Blog Post

Government can enforce transgender-in-military limits

January 22, 2019 | by Lyle Denniston

Giving the Trump Administration its second major victory in recent months for a highly controversial public policy, a deeply divided Supreme Court on Tuesday cleared the way for enforcement of a far-reaching restriction on military service by transgender people. 

While only temporary, the Court’s permission – given on two 5-to-4 votes -- can last for many months because the issue of the validity of the policy will not return to the Justices at least until the next term, which starts in October. The Court explicitly refused to speed up its review on the legality of the policy, doing so in three separate cases, thus leaving that question for the time being with federal courts of appeals.

In a series of orders, the Justices set aside temporarily two nationwide orders against enforcement which had been issued by lower federal courts. Three federal trial judges had forbidden enforcement, but one of those was temporarily set aside by a federal appeals court earlier this month.

The Justices acted seven months after handing a more sweeping victory to President Trump and his government in a decision last June upholding a broad ban on entry into the U.S. of travelers from a group of nations with Muslim-dominated populations.

That ban, like the restriction on transgender servicemembers, originated with the President himself. Each policy then got translated into specific outlines by government agencies.

The Trump policy that was cleared temporarily on Tuesday had begun with a presidential tweet, casting aside an Obama Administration policy that allowed transgender individuals to serve openly in the military, living their lives in the ranks in the gender with which they now identify, not the one assigned to them at birth.

While not a total ban on military life for transgender individuals, the Trump policy as it currently stands will only allow such service (with a narrow exception) if the person does not insist on serving in the gender role with which they identify.  In other words, they may enlist or continue to serve only in the gender identity assigned to them at birth – which, by definition, a transgender person no longer accepts.

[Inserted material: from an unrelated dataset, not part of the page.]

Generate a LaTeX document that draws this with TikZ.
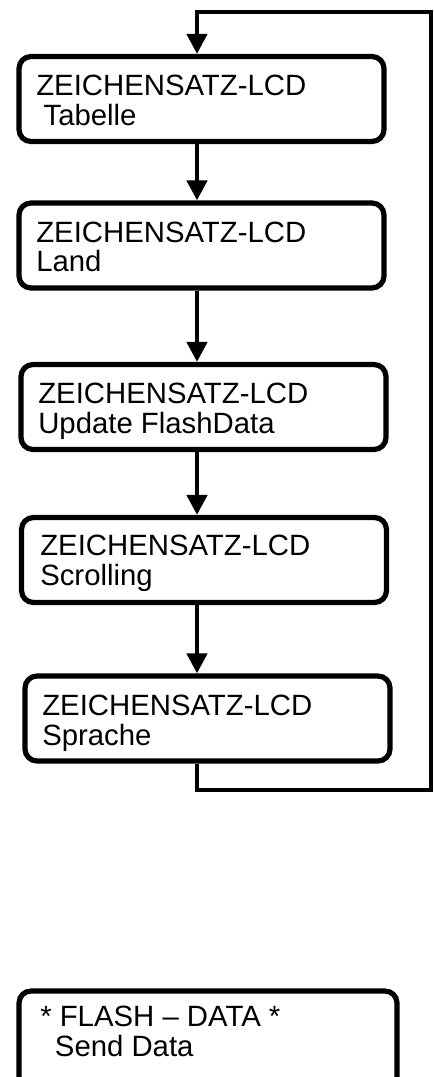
\documentclass[tikz,border=0pt]{standalone}
\usepackage{fontspec}
\setmainfont{Liberation Sans}
\usetikzlibrary{arrows.meta}

\tikzset{
  lcdbox/.style={draw, line width=3.9pt, rounded corners=9pt, inner sep=0pt, minimum width=273.75pt, minimum height=63.75pt},
  lcdtext/.style={anchor=north west, inner sep=0pt, align=left, font=\fontsize{22pt}{22pt}\selectfont},
  flow/.style={line width=3.4pt, line join=miter, -{Triangle[length=15pt,width=15pt]}},
}

\begin{document}
\begin{tikzpicture}[x=0.75pt,y=0.75pt,yscale=-1,xscale=1]
                        %set diagram size: 434 x 1077
                        \path[use as bounding box, clip] (0,0) rectangle (434,1077);

                        %Rounded Rect
                        \node[lcdbox] (tab) at (201.5,99) {};
                        %Rounded Rect
                        \node[lcdbox] (land) at (201.5,245.5) {};
                        %Rounded Rect
                        \node[lcdbox] (upd) at (203.5,407) {};
                        %Rounded Rect
                        \node[lcdbox] (scroll) at (204,560) {};
                        %Rounded Rect
                        \node[lcdbox] (lang) at (207.5,718.5) {};
                        %Rounded Rect
                        \node[lcdbox, minimum width=283.5pt, minimum height=74.25pt] (flash) at (208,1040.5) {};

                        % Text Node
                        \node[lcdtext] (tabtxt) at (36,75) {ZEICHENSATZ-LCD\\\hspace*{5.5pt}Tabelle};
                        % Text Node
                        \node[lcdtext] (landtxt) at (36,221.5) {ZEICHENSATZ-LCD\\Land};
                        % Text Node
                        \node[lcdtext] (updtxt) at (38,383) {ZEICHENSATZ-LCD\\Update FlashData};
                        % Text Node
                        \node[lcdtext] (scrolltxt) at (40,535) {ZEICHENSATZ-LCD\\Scrolling};
                        % Text Node
                        \node[lcdtext] (langtxt) at (42,695) {ZEICHENSATZ-LCD\\Sprache};
                        % Text Node
                        \node[lcdtext] (flashtxt) at (40,1006) {* FLASH – DATA *\\\hspace*{11pt}Send Data};

                        %Straight Lines
                        \coordinate (axis) at (197,0);
                        \coordinate (loopbot) at (431,790);
                        \coordinate (looptop) at (431,12);
                        \draw[flow] (tab.south -| axis) -- (land.north -| axis);
                        \draw[flow] (land.south -| axis) -- (upd.north -| axis);
                        \draw[flow] (upd.south -| axis) -- (scroll.north -| axis);
                        \draw[flow] (scroll.south -| axis) -- (lang.north -| axis);
                        %Loop back
                        \draw[flow] (lang.south -| axis) |- (loopbot) -- (looptop) -| (tab.north -| axis);
\end{tikzpicture}
\end{document}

While the Pentagon and Administration lawyers have argued that the policy is only aimed at persons who are diagnosed with a medical condition (“gender dysphoria”), lawyers and advocacy groups challenging the policy have countered that is not based on that condition at all but on the mere fact that an individual is transgender.

In stopping enforcement of that policy while test cases continued in lower courts, federal trial judges ruled that the Pentagon had not justified switching away from the Obama version of open service and ruled that the policy would harm transgender individuals already serving in uniform, and would discriminate against transgender persons seeking to enlist.

Rather than waiting for federal appeals courts to rule in any way, the Trump Administration initially asked the Justices to grant review of the legality of the policy, bypassing the usual appeals route. Later, the Administration urged the Justices, if they were unwilling to grant speedier review, at least to allow enforcement of the policy in the meantime.  That is just what the Court did Tuesday.

The resulting orders allowing enforcement without any limits on the scope of the policy drew the support of Chief Justice John G. Roberts, Jr., and Justices Samuel A. Alito, Jr., Neil M. Gorsuch, Brett M. Kavanaugh and Clarence Thomas. 

Their votes were not shown in the orders, but it took the votes of five Justices to lift the trial judges’ orders against enforcement and four Justices did note publicly that they were dissenting.  Voting in dissent were Justices Stephen G. Breyer, Ruth Bader Ginsburg, Elena Kagan and Sonia Sotomayor. Thus, the split was between the Court’s more conservative Justices, forming the majority, and more liberal Justices, in dissent.

The two main orders said that enforcement could continue while review of the policy continues in the federal appeals courts. If the appeals courts’ rulings go against the government, if the government appeals, and if the Supreme Court then grants full review, the enforcement can continue in the meantime. If future government appeals were denied review, then enforcement would have to stop, according to the orders.

One factor that the Court always takes into account when deciding whether to set aside an order that has been issued by a lower court is whether the party that lost in the lower courts – the government, in the transgender cases – has a good chance of winning when the legality is finally decided. Thus, Tuesday’s orders were an encouraging sign for the Trump Administration.

Lyle Denniston has been writing about the Supreme Court since 1958.  His work has appeared here since mid-2011.